▶ Stated problem: Leaving out all pictures, please print only the lines from the one containing "Generate a Python" through the one containing "fig = go.Figure()".

▶ Records with drawing code:
============================================================

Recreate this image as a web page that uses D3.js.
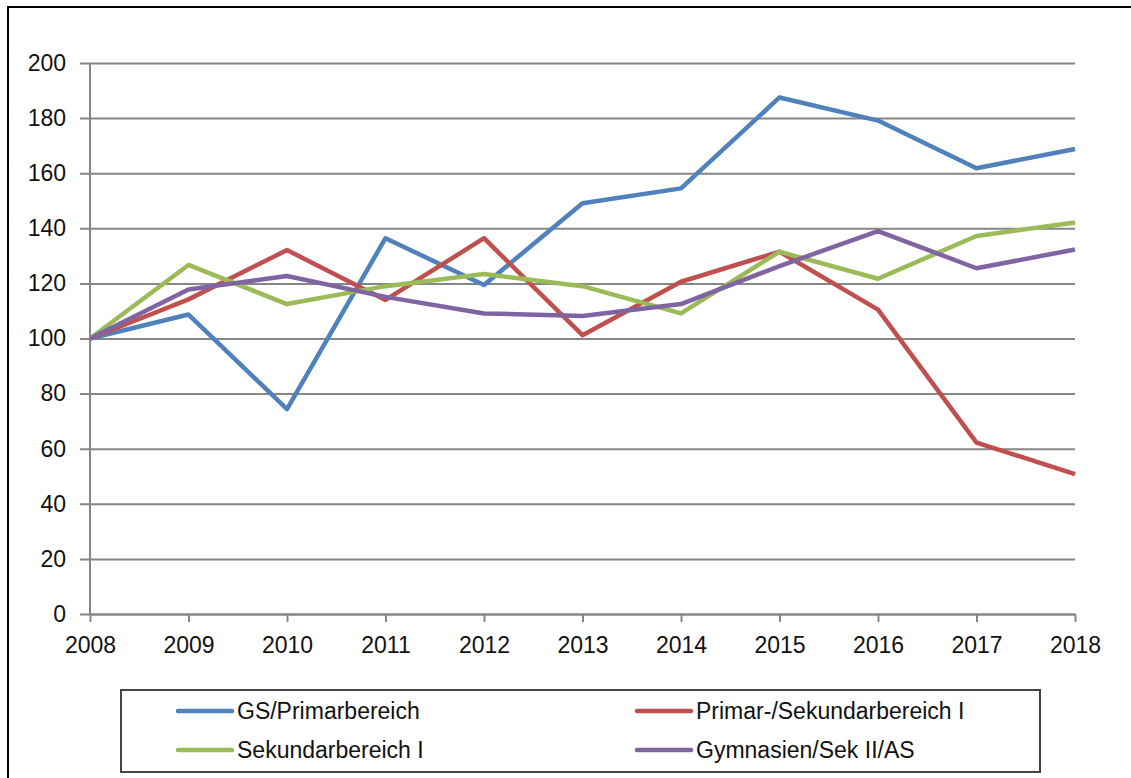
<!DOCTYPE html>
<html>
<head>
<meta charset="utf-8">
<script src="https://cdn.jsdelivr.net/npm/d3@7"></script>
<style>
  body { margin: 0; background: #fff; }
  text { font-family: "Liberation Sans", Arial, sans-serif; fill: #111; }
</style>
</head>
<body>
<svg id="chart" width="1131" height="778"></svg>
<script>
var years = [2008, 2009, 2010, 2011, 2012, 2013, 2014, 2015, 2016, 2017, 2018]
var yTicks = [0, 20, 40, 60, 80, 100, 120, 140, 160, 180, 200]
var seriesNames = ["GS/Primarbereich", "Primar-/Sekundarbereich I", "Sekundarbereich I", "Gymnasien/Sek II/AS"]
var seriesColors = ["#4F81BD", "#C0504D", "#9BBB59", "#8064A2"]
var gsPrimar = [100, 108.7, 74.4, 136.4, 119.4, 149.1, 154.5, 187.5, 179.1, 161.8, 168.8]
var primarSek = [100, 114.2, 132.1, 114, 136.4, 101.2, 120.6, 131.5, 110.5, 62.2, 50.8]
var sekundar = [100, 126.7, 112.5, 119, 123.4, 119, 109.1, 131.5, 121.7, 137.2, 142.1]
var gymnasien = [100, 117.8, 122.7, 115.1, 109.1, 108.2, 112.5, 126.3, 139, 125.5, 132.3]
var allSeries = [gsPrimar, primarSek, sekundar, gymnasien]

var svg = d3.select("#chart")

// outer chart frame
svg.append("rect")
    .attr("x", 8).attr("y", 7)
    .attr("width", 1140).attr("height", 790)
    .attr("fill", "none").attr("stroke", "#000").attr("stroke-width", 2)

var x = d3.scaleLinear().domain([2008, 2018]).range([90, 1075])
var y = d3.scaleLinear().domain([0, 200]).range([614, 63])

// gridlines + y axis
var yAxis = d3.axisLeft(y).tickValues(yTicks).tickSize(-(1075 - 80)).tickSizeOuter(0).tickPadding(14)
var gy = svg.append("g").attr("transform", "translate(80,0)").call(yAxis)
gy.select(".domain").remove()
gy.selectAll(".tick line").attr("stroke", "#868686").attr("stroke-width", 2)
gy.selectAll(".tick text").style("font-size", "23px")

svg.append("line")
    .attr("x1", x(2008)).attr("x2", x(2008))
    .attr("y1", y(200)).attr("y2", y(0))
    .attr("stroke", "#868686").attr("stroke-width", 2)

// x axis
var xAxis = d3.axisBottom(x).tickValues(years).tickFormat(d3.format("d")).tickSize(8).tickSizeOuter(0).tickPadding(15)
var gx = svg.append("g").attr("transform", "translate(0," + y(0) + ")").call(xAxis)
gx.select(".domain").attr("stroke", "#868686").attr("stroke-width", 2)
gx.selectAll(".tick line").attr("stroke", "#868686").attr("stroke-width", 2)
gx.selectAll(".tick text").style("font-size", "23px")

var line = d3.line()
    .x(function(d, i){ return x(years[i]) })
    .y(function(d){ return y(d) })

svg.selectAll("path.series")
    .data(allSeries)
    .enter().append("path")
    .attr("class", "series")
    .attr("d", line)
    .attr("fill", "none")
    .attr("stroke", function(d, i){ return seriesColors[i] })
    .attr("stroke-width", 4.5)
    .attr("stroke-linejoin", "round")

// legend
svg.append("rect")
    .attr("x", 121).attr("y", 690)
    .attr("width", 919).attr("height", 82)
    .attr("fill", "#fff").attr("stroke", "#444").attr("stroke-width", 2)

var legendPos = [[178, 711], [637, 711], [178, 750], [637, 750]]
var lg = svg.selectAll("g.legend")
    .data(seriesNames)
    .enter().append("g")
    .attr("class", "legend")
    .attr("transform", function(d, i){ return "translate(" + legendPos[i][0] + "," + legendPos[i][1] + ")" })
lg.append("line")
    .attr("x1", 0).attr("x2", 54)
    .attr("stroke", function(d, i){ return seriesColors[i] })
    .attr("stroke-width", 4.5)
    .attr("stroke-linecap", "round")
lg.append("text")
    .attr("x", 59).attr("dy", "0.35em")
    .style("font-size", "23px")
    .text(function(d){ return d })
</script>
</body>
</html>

============================================================

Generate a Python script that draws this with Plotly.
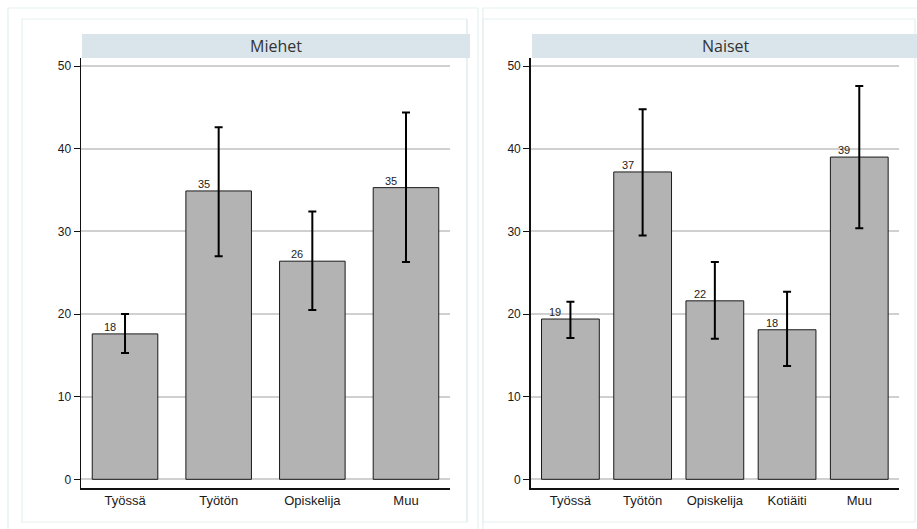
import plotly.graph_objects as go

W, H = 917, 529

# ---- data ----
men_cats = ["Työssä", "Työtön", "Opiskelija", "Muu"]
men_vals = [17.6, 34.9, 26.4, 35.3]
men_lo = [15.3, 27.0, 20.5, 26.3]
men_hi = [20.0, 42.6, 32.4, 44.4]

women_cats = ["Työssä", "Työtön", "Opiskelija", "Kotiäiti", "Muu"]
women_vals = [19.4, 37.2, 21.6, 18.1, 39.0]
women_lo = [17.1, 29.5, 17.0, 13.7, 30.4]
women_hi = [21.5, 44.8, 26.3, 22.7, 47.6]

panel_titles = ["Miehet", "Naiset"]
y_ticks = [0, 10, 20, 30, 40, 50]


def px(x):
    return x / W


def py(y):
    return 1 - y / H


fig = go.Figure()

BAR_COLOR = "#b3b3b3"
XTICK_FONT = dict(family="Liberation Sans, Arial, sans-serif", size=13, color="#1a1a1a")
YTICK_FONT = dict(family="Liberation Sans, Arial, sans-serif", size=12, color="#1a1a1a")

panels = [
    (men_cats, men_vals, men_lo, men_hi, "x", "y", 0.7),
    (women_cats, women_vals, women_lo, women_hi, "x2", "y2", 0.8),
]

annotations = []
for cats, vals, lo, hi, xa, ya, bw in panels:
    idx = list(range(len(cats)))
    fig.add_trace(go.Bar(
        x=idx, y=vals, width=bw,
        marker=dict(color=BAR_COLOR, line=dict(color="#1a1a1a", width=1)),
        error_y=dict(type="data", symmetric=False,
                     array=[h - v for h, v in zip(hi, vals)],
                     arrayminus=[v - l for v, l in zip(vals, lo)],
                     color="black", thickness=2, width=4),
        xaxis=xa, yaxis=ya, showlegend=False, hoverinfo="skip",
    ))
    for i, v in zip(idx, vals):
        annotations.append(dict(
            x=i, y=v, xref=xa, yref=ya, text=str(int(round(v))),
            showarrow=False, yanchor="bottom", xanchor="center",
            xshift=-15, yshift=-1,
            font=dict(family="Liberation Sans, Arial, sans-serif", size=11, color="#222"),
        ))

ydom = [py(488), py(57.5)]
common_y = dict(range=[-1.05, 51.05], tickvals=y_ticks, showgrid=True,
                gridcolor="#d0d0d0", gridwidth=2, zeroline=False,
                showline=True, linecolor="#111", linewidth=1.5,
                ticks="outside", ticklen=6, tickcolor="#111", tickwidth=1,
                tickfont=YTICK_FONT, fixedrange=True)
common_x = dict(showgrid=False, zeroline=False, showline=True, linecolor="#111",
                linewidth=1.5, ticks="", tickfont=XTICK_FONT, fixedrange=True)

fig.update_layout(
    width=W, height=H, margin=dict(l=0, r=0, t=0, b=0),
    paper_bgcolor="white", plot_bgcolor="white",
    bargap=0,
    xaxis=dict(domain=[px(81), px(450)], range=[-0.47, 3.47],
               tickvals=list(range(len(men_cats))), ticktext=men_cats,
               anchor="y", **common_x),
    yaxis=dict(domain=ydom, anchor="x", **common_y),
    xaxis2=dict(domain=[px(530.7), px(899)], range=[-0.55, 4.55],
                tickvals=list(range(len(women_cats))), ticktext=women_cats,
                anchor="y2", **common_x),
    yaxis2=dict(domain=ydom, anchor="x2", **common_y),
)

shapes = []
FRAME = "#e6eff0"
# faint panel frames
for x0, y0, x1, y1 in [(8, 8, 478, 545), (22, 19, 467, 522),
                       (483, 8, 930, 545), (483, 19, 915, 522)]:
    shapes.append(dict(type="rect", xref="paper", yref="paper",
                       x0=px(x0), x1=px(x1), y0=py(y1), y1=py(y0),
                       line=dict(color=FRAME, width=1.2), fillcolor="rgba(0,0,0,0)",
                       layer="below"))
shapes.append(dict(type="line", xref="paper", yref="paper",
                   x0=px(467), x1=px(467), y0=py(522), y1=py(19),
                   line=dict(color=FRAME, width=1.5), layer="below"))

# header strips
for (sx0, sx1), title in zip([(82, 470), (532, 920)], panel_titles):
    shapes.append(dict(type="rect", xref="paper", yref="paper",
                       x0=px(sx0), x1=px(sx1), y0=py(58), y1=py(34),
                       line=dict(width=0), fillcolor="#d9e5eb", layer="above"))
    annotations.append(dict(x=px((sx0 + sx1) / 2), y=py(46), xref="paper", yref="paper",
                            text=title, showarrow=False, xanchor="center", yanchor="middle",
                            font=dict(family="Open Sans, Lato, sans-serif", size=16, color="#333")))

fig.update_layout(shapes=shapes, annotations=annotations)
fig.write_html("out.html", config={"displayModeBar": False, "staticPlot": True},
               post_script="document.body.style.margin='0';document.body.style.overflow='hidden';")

============================================================

▶ Full solution:
Generate a Python script that draws this with Plotly.
import plotly.graph_objects as go

W, H = 917, 529

# ---- data ----
men_cats = ["Työssä", "Työtön", "Opiskelija", "Muu"]
men_vals = [17.6, 34.9, 26.4, 35.3]
men_lo = [15.3, 27.0, 20.5, 26.3]
men_hi = [20.0, 42.6, 32.4, 44.4]

women_cats = ["Työssä", "Työtön", "Opiskelija", "Kotiäiti", "Muu"]
women_vals = [19.4, 37.2, 21.6, 18.1, 39.0]
women_lo = [17.1, 29.5, 17.0, 13.7, 30.4]
women_hi = [21.5, 44.8, 26.3, 22.7, 47.6]

panel_titles = ["Miehet", "Naiset"]
y_ticks = [0, 10, 20, 30, 40, 50]


def px(x):
    return x / W


def py(y):
    return 1 - y / H


fig = go.Figure()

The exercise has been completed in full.